A long-time FBI employee with top secret security clearance faces up to 10 years in prison after pleading guilty to being an agent of the Chinese government.

Kun Shan Chun, also known as Joey Chun, was arrested by the FBI in March after an undercover operation, and appeared in a New York court on Monday.

The 46-year old confessed to providing “sensitive” FBI information to an individual with connections to the Chinese government on a number of occasions, the Justice Department said in a statement.

Originally born in China, Chun was a naturalized U.S. citizen who had been an employee of the FBI for 19 years.

According to the complaint, Chun tried to recruit an undercover agent to provide him with confidential information, which he said could be exchanged for cash if it was sent to his associates in China.

Chun pleaded guilty to one charge of acting in the United States as an agent of China without providing notice to the Attorney General.

Surveillance, personnel details sent to China

According to the Justice Department, in 2011 Chun met with a Chinese official during an overseas trip who asked him about his work with the FBI. Chun discussed sensitive information with the official, including telling him the identity of an FBI special agent.

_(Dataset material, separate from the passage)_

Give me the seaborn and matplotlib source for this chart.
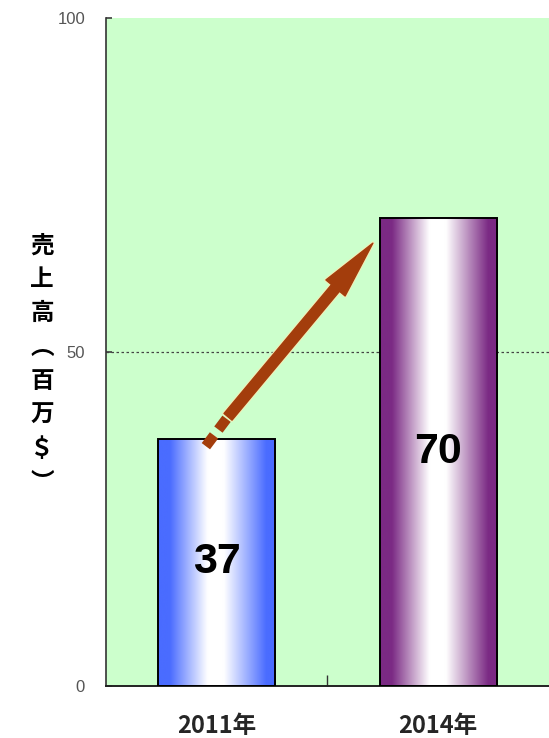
import numpy as np
import pandas as pd
import matplotlib
matplotlib.use("Agg")
import matplotlib.pyplot as plt
import matplotlib.patheffects as pe
from matplotlib.colors import LinearSegmentedColormap
from matplotlib.patches import FancyArrowPatch
import seaborn as sns

# --- data -------------------------------------------------------------
years = ["2011年", "2014年"]
sales = [37, 70]
y_ticks = [0, 50, 100]
y_label = "売上高︵百万＄︶"

sns.set_theme(style="white")
plt.rcParams["font.family"] = ["Noto Sans CJK JP", "DejaVu Sans"]

df = pd.DataFrame({"year": years, "sales": sales})

fig = plt.figure(figsize=(5.49, 7.38), dpi=100)
ax = fig.add_axes([0.193, 0.0705, 0.807, 0.905])
ax.set_facecolor("#ccffcc")

sns.barplot(data=df, x="year", y="sales", ax=ax, width=0.53,
            color="white", edgecolor="black", linewidth=1.4, zorder=3)

ax.set_xlim(-0.5, 1.5)
ax.set_ylim(0, 100)

# cylinder-like horizontal gradients inside each bar
edge_cols = ["#4a6cff", "#7b2a84"]
for patch, ec in zip(ax.patches, edge_cols):
    cmap = LinearSegmentedColormap.from_list(
        "g", [(0.0, ec), (0.1, ec), (0.42, "#ffffff"), (0.56, "#ffffff"),
              (0.92, ec), (1.0, ec)])
    x0, y0 = patch.get_x(), patch.get_y()
    w, h = patch.get_width(), patch.get_height()
    grad = np.linspace(0, 1, 256).reshape(1, -1)
    im = ax.imshow(grad, cmap=cmap, aspect="auto", extent=[x0, x0 + w, y0, y0 + h],
                   zorder=2.5, interpolation="bicubic")
    im.set_clip_path(patch)
    patch.set_facecolor("none")

# value labels inside the bars
for i, v in enumerate(sales):
    ax.text(i, v / 2, f"{v}", ha="center", va="center", fontsize=31,
            fontweight="bold", family=["Liberation Sans", "DejaVu Sans"],
            color="black", zorder=5)

# growth arrow between the bars
arrow_color = "#a33d0c"
halo = [pe.withStroke(linewidth=3, foreground="#f2efb8")]
tail = [(-0.049, 35.9), (0.051, 40.3)]
tip = (0.705, 66.3)
ax.plot([tail[0][0], tail[1][0]], [tail[0][1], tail[1][1]], color=arrow_color,
        lw=7.5, dashes=(1.3, 0.7), solid_capstyle="butt", zorder=4,
        path_effects=halo)
arr = FancyArrowPatch(tail[1], tip, arrowstyle="simple,head_length=42,head_width=18,tail_width=7.5",
                      mutation_scale=1, color=arrow_color, zorder=4,
                      shrinkA=0, shrinkB=0)
arr.set_path_effects([pe.withStroke(linewidth=2.5, foreground="#f2efb8")])
ax.add_patch(arr)

# axes styling
ax.set_yticks(y_ticks)
ax.set_yticklabels([str(t) for t in y_ticks], family="Liberation Sans", fontsize=12,
                   color="#555555")
ax.yaxis.grid(False)
ax.axhline(50, color="#444444", lw=0.9, ls=(0, (2, 2)), zorder=1)
ax.tick_params(axis="y", direction="in", length=4, pad=15, left=True, color="#444444")
ax.set_xticks([0, 1])
ax.set_xticklabels(years, fontsize=17, fontweight="bold")
ax.tick_params(axis="x", length=0, pad=20)
ax.set_xticks([0.5], minor=True)
ax.tick_params(axis="x", which="minor", direction="in", length=8, bottom=True,
               color="#333333")
ax.set_xlabel("")
ax.set_ylabel("")

for s in ["top", "right"]:
    ax.spines[s].set_visible(False)
ax.spines["left"].set_color("#333333")
ax.spines["left"].set_linewidth(1.2)
ax.spines["bottom"].set_color("#222222")
ax.spines["bottom"].set_linewidth(1.4)

# stacked vertical axis title
fig.text(42 / 549, 1 - 364 / 738, "\n".join(y_label), ha="center", va="center",
         fontsize=17, fontweight="bold", linespacing=1.52, color="black")

fig.savefig("out.png", dpi=100)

After that meeting, the official repeatedly asked Chun for information about the FBI’s internal workings, resulting in Chun transmitting several pieces of sensitive information.

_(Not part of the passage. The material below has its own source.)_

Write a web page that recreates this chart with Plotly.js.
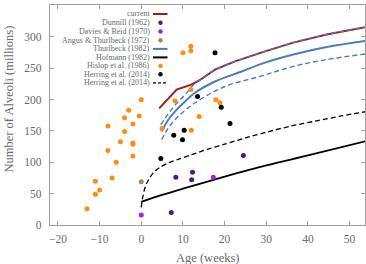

In 2013, Chun sent the official a copy of the FBI organizational chart, with personnel names removed, and in 2015, he sent the same official in China photos of documents detailing surveillance technologies used by the FBI.

The department said Chun also repeatedly attempted to hide his contact with the Chinese government official, lying on forms saying he had no interaction with “foreign contacts.”

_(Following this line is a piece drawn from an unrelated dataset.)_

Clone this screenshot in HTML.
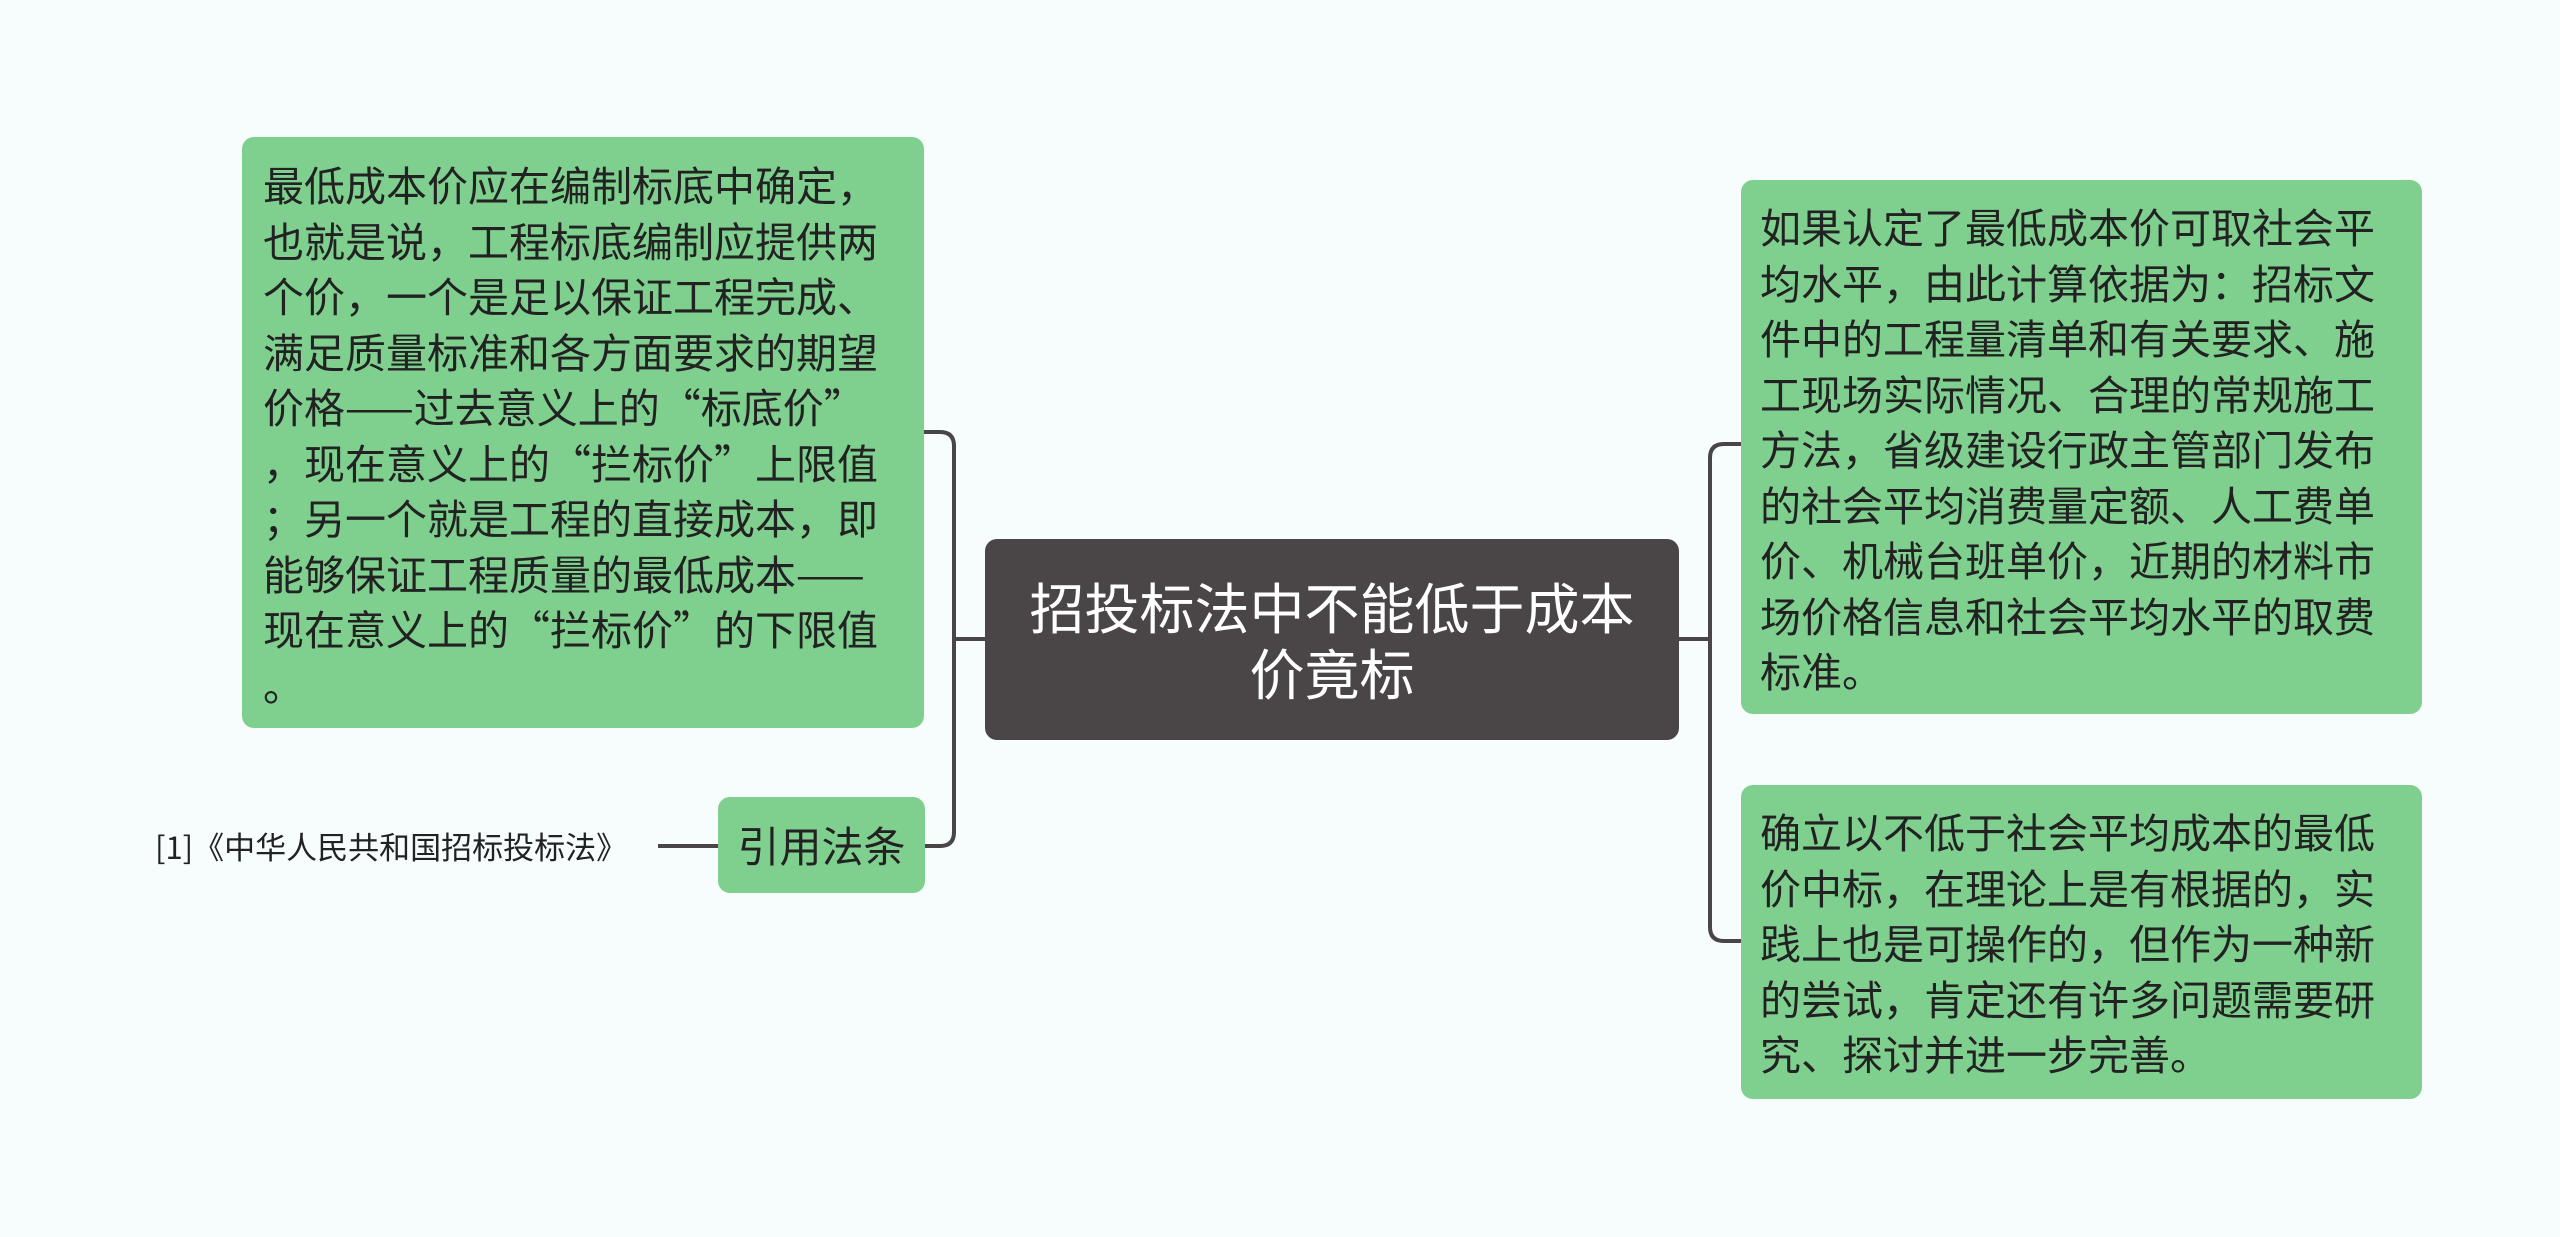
<!DOCTYPE html>
<html><head><meta charset="utf-8"><style>
html,body{margin:0;padding:0}
body{width:2560px;height:1237px;background:#f7fdfd;position:relative;overflow:hidden;font-family:"Noto Sans CJK SC","Liberation Sans",sans-serif}
.b{position:absolute;background:#7fcf8f;border-radius:12px;color:#222;box-sizing:border-box}
.t{font-size:41px;line-height:55.5px;white-space:nowrap}
</style></head><body>
<svg width="2560" height="1237" style="position:absolute;left:0;top:0">
<g stroke="#4a4546" stroke-width="4" fill="none">
<path d="M985 639 H954"/>
<path d="M924 432 H940 Q954 432 954 446 V832 Q954 846 940 846 H924"/>
<path d="M658 846 H718"/>
<path d="M1679 639 H1710"/>
<path d="M1741 444 H1724 Q1710 444 1710 458 V927 Q1710 941 1724 941 H1741"/>
</g></svg>
<div class="b" style="left:985px;top:539px;width:694px;height:201px;background:#4a4546;color:#fff;font-size:55px;line-height:66px;text-align:center;padding-top:33px">招投标法中不能低于成本<br>价竟标</div>
<div class="b t" style="left:242px;top:137px;width:682px;height:591px;padding:19px 0 0 21px">最低成本价应在编制标底中确定，<br>也就是说，工程标底编制应提供两<br>个价，一个是足以保证工程完成、<br>满足质量标准和各方面要求的期望<br>价格——过去意义上的“标底价”<br>，现在意义上的“拦标价”上限值<br>；另一个就是工程的直接成本，即<br>能够保证工程质量的最低成本——<br>现在意义上的“拦标价”的下限值<br>。</div>
<div class="b" style="left:718px;top:797px;width:207px;height:96px;font-size:42px;line-height:96px;text-align:center">引用法条</div>
<div style="position:absolute;left:155px;top:826px;font-size:31px;line-height:40px;color:#222;white-space:nowrap">[1]《中华人民共和国招标投标法》</div>
<div class="b t" style="left:1741px;top:180px;width:681px;height:534px;padding:18px 0 0 19px">如果认定了最低成本价可取社会平<br>均水平，由此计算依据为：招标文<br>件中的工程量清单和有关要求、施<br>工现场实际情况、合理的常规施工<br>方法，省级建设行政主管部门发布<br>的社会平均消费量定额、人工费单<br>价、机械台班单价，近期的材料市<br>场价格信息和社会平均水平的取费<br>标准。</div>
<div class="b t" style="left:1741px;top:785px;width:681px;height:314px;padding:18px 0 0 19px">确立以不低于社会平均成本的最低<br>价中标，在理论上是有根据的，实<br>践上也是可操作的，但作为一种新<br>的尝试，肯定还有许多问题需要研<br>究、探讨并进一步完善。</div>
</body></html>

Chun was granted top security clearance by the FBI in 1998 as part of his job in the FBI’s Technical Branch, and during a routine reinvestigation in 2012 the department said Chun made a series of false statements on his declaration forms.

Chun ‘violated our nation’s trust’

In a statement announcing the outcome, New York Southern District U.S. Attorney Preet Bharara said, as an American who had worked as a foreign agent, Chun had “betrayed our nation.”

“And when the perpetrator is an FBI employee, like Kun Shan Chun, the threat is all the more serious and the betrayal all the more duplicitous,” he said.

“Kun Shan Chun violated our nation’s trust by exploiting his official U.S. Government position to provide restricted and sensitive FBI information to the Chinese government,” Assistant Attorney General for National Security John Carlin said.

Local media reported a statement by Chun’s defense attorney Jonathan Marvinny, in which he said his client regretted his actions.

“The truth is that Mr Chun loves the United States and never intended to cause it any harm,” he said.

Chun will be sentenced on December 2.